For those of you who enjoy our commentary and columnizing, thanks for your patronage! In the newspaper business, from the days of “Benj. Franklin, printer” to the present internet-ified era, we’ve never been quite sure if you want the ads and put up with the content, or want a heaping helping of fresh, informative text and sift through the ads to find it.
A healthy balance is probably what we all benefit from, advertisers not the least.
I’ve written for publications in a wide variety of venues, and worked alongside quite a few journalists, freelance writers, and others who make part or all of their living in the salt mines of prose construction.
Some of us write better than others, a few write easily, while not a few are just prolific. Some of us write better on some days than others, others can handle deadlines while they leave many distraught -- but we all know that writing creatively when the Muse is not in residence can be worse than shoveling sand.
Writing columns is a uniquely rewarding task, but I’ve watched a number of folks over the years dive into the work with enthusiasm, and then suddenly hit a wall a few weeks or months in. They realize “I have no good ideas today, and not only do I need to come up with one, but I’ll have to next week, and the week after that, and . . .”
And they quit. No shame in that – like knitting or welding, it isn’t for everyone. Especially if it isn’t a required task for your job, though clergy know this sort of dilemma when it comes to preaching (plus, for many, a regular newsletter column). Clergy, and writers who have to keep writing columns or personal essays or what have you for their work, learn how to deal with “a season of dryness” and push through, or they find a new field of work.
When you’re writing columns for no pay, no job requirement, and no reason other than to see your name in print, you usually can just wait for lightning to strike. Which is what makes the tale of Tim Goeglein so odd.
Mr. Goeglein was personally hired by Karl Rove to work in the White House Office of Public Liason, co-ordinating Bush administration initiatives with faith-based and religious conservative groups. He’s from Fort Wayne, Indiana, and while he’s been in Washington, D.C. he’s semi-regularly sent “guest columns” on a variety of subjects back to his hometown paper. The frequency of them has increased the last few months, no doubt to prepare the way for a return home to run for elected office in Indiana.
This is where I feel both sad and angry. There’s a blog written by a former columnist in Fort Wayne, who now lives in Detroit, called www.nancynall.com, and I often comment there myself, having been referred to Nancy’s work by a friend years ago. Nancy and others of us were throwing comments around in the wake of William F. Buckley’s death last week, and I looked right away to see what Tim Goeglein had written, since – to be perfectly candid – his writing style was so odd as to make us all enjoy making fun of it.
Nancy looked further the next evening, and read, or felt a bit more oddness than usual, and did a simple Google-check of a phrase.

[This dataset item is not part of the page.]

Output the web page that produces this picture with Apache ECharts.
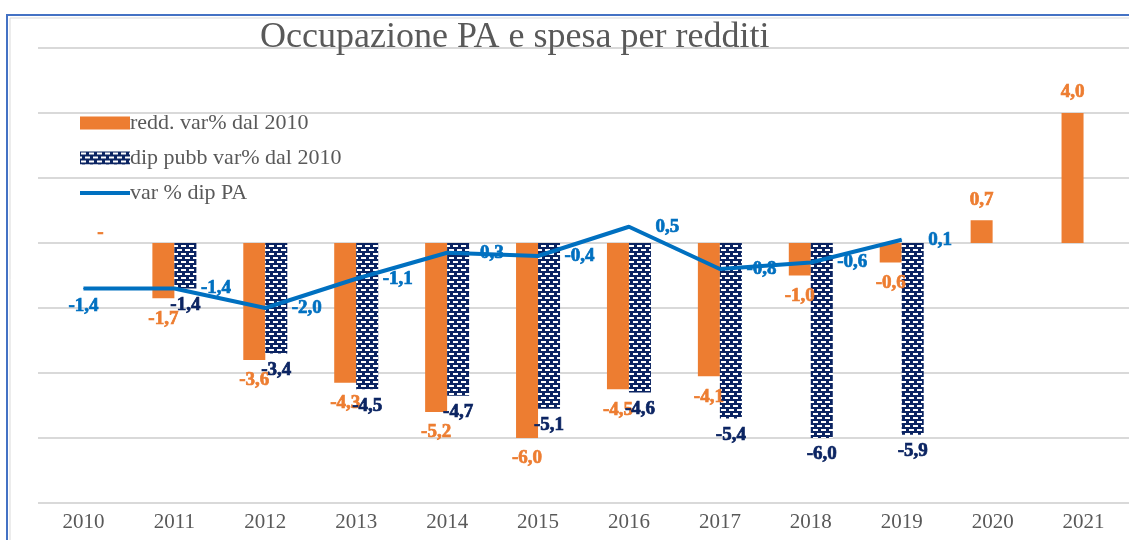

Between the end of that sentence and a week later is the revelation that the fellow had stolen vast swaths of other people’s writing, in (as of this writing) 20 of his last 38 columns, in some cases almost the whole length of the piece.
He even plagiarized the pope.
And you can imagine that, once this was all out and started to echo around the internet, Tim Goeglein was humiliated and finally turned in his quickly accepted resignation. I’m thinking running for governor is out, too.
Plagiarism is paradoxically easier to catch, and more common today, than perhaps at any point in history. Ask a teacher in high school or college, let alone an editor, how they feel about plagiarism. For that reason alone, as a chastening example, the job loss seems fair. Crooks on “Law & Order” don’t seem to understand that cops can pull cell phone records, and writers should know that Google goes both ways.
I’ve often come to the end of a column thinking “I wish I wrote that better.” Trust me when I say that worry has never caused me to then think “so, let’s see who else said it better, and print that as my words.” Why a White House official would do so may be the story that is yet to be told.